Y	Hacker News new \| ask \| show \| jobs

by josmala 2086 days ago

If we split the cycle time in two components, one is transistor and one is interconnect. Interconnect delay per length increases as much as the length decreases in each shrink. The transistor delay halves. That halving got transistor delay below the interconnection delay, so doubling that got huge improvements. Also for IPC there is diminishing returns, and easily available improvements got eaten early, and everyone is chasing diminishing returns. The Pentium PRO brought OoO and went from 2 to 3 decode and from 2 to 4 micro-ops/second. Core 2 went from 1 to 2 FP pipelines.
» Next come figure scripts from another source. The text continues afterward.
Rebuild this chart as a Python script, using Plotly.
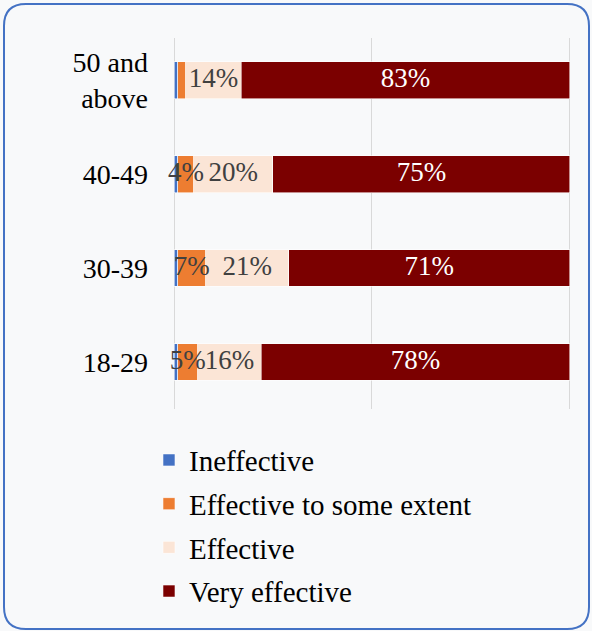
import plotly.graph_objects as go

categories = ["18-29", "30-39", "40-49", "50 and<br>above"]
series_names = ["Ineffective", "Effective to some extent", "Effective", "Very effective"]
ineffective = [1, 1, 1, 1]
some_extent = [5, 7, 4, 2]
effective = [16, 21, 20, 14]
very_effective = [78, 71, 75, 83]
show_label = [
    [False, False, False, False],
    [True, True, True, False],
    [True, True, True, True],
    [True, True, True, True],
]
colors = ["#4472c4", "#ed7d31", "#fbe5d6", "#7b0000"]
text_colors = ["#404040", "#404040", "#404040", "#ffffff"]

W, H = 592, 631
L, R, T, B = 174, 21, 38, 222
pw, ph = W - L - R, H - T - B

all_series = [ineffective, some_extent, effective, very_effective]

fig = go.Figure()
for i, (name, vals) in enumerate(zip(series_names, all_series)):
    fig.add_trace(go.Bar(
        y=categories, x=vals, orientation="h", name=name,
        marker=dict(color=colors[i], line=dict(color="rgba(255,255,255,0.7)", width=0.8)),
        legendgroup=name, hoverinfo="skip",
    ))

# data labels on top of all bars, at the middle of each stacked segment
lab_x, lab_y, lab_t, lab_c = [], [], [], []
for j, cat in enumerate(categories):
    base = 0
    for i, vals in enumerate(all_series):
        if show_label[i][j]:
            lab_x.append(base + vals[j] / 2)
            lab_y.append(cat)
            lab_t.append(f"{vals[j]}%")
            lab_c.append(text_colors[i])
        base += vals[j]
fig.add_trace(go.Scatter(
    x=lab_x, y=lab_y, text=lab_t, mode="text", textposition="middle center",
    textfont=dict(family="Liberation Serif", size=27, color=lab_c),
    showlegend=False, hoverinfo="skip", cliponaxis=False,
))

# rounded border in paper coordinates
def px_x(p):
    return (p - L) / pw

def px_y(p):
    return (H - B - p) / ph

x0, x1, y0, y1, r = 4, 589, 4, 629, 22
path = (
    f"M {px_x(x0 + r)} {px_y(y0)} L {px_x(x1 - r)} {px_y(y0)} "
    f"Q {px_x(x1)} {px_y(y0)} {px_x(x1)} {px_y(y0 + r)} "
    f"L {px_x(x1)} {px_y(y1 - r)} Q {px_x(x1)} {px_y(y1)} {px_x(x1 - r)} {px_y(y1)} "
    f"L {px_x(x0 + r)} {px_y(y1)} Q {px_x(x0)} {px_y(y1)} {px_x(x0)} {px_y(y1 - r)} "
    f"L {px_x(x0)} {px_y(y0 + r)} Q {px_x(x0)} {px_y(y0)} {px_x(x0 + r)} {px_y(y0)} Z"
)

fig.update_layout(
    width=W, height=H,
    margin=dict(l=L, r=R, t=T, b=B, pad=0),
    barmode="stack", bargap=0.61,
    paper_bgcolor="#f8f9fa", plot_bgcolor="rgba(0,0,0,0)",
    font=dict(family="Liberation Serif", color="#000000"),
    showlegend=True,
    legend=dict(
        orientation="v", traceorder="grouped", x=-0.063, y=-0.069,
        xanchor="left", yanchor="top",
        font=dict(family="Liberation Serif", size=29, color="#000000"),
        tracegroupgap=3, bgcolor="rgba(0,0,0,0)",
    ),
    xaxis=dict(range=[0, 100.3], tickvals=[0, 50, 100], showgrid=True, gridcolor="#d9d9d9", gridwidth=1.3,
               showticklabels=False, zeroline=True, zerolinecolor="#d9d9d9", zerolinewidth=1.3,
               showline=False, fixedrange=True),
    yaxis=dict(showgrid=False, showline=False, ticks="", ticklabelstandoff=25, range=[-0.5, 3.45],
               tickfont=dict(family="Liberation Serif", size=28, color="#000000")),
    shapes=[dict(type="path", xref="paper", yref="paper", path=path,
                 line=dict(color="#4472c4", width=2), fillcolor="rgba(0,0,0,0)", layer="above")],
)

fig.write_html("out.html", config={"displayModeBar": False},
               post_script="document.body.style.margin='0';document.body.style.overflow='hidden';")
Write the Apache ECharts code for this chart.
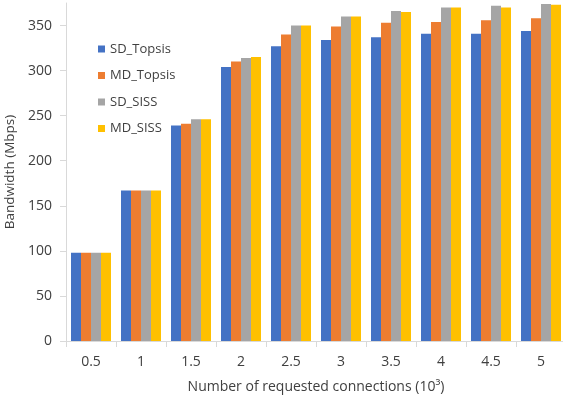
<!DOCTYPE html>
<html>
<head>
<meta charset="utf-8">
<script src="https://cdn.jsdelivr.net/npm/echarts@6/dist/echarts.min.js"></script>
<style>
html,body{margin:0;padding:0;background:#fff;}
#c{width:563px;height:396px;}
</style>
</head>
<body>
<div id="c"></div>
<script>
var categories = ['0.5','1','1.5','2','2.5','3','3.5','4','4.5','5'];
var sdTopsis = [98,167,239,304,327,334,337,341,341,344];
var mdTopsis = [98,167,241,310,340,349,353,354,356,358];
var sdSiss = [98,167,246,314,350,360,366,370,372,374];
var mdSiss = [98,167,246,315,350,360,365,370,370,373];
var yTicks = [0,50,100,150,200,250,300,350];
var seriesNames = ['SD_Topsis','MD_Topsis','SD_SISS','MD_SISS'];
var colors = ['#4472C4','#ED7D31','#A5A5A5','#FFC000'];

var font = "'Open Sans', sans-serif";
var chart = echarts.init(document.getElementById('c'), null, {renderer:'canvas'});
var dataSets = [sdTopsis, mdTopsis, sdSiss, mdSiss];
chart.setOption({
  animation:false,
  color: colors,
  textStyle:{fontFamily:font},
  grid:{left:66, right:-3, top:3, bottom:55, containLabel:false, outerBoundsMode:'none'},
  legend:{
    orient:'vertical', left:93, top:37,
    itemWidth:7, itemHeight:7, itemGap:12.5,
    icon:'rect',
    data: seriesNames,
    textStyle:{fontFamily:font, fontSize:13, color:'#404040', lineHeight:14}
  },
  xAxis:{
    type:'category', data:categories,
    name:'Number of requested connections (10³)',
    nameLocation:'middle', nameGap:39,
    nameTextStyle:{fontFamily:font, fontSize:14, color:'#404040'},
    axisLine:{lineStyle:{color:'#D9D9D9', width:1}},
    axisTick:{show:true, length:6, lineStyle:{color:'#D9D9D9'}},
    axisLabel:{fontFamily:font, fontSize:14, color:'#404040', margin:14}
  },
  yAxis:{
    type:'value', min:0, max:375, interval:50,
    name:'Bandwidth (Mbps)',
    nameLocation:'middle', nameGap:46,
    nameTextStyle:{fontFamily:font, fontSize:13.5, color:'#404040'},
    splitLine:{show:false},
    axisLine:{show:true, lineStyle:{color:'#D9D9D9', width:1}},
    axisTick:{show:true, length:6, lineStyle:{color:'#D9D9D9'}, customValues:yTicks},
    axisLabel:{fontFamily:font, fontSize:14, color:'#404040', margin:14, customValues:yTicks}
  },
  series: seriesNames.map(function(n,i){
    return {
      name:n, type:'bar', data:dataSets[i],
      barGap:'0%', barCategoryGap:'20%',
      itemStyle:{color:colors[i]}
    };
  })
});
</script>
</body>
</html>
Everyone is hitting the same issues, O(n^2) power and die costs for some structures widening things, but smaller fraction of code getting improved by widening. But it isn't all, it also increases latency which is either lower clocks or increased branch missprediction penalty.

Improving CPU:s has become harder simply because all the easier things have been done, and cost of improving one metric often causes worsening another thing slightly.

edit: Just to add, it isn't impossible to improve, but it's just has become harder. And this knowledge was part of reason why until I saw actual benchmarks I wasn't too interested in upgrading. I just found out the one thing I cared had gotten much better during that period.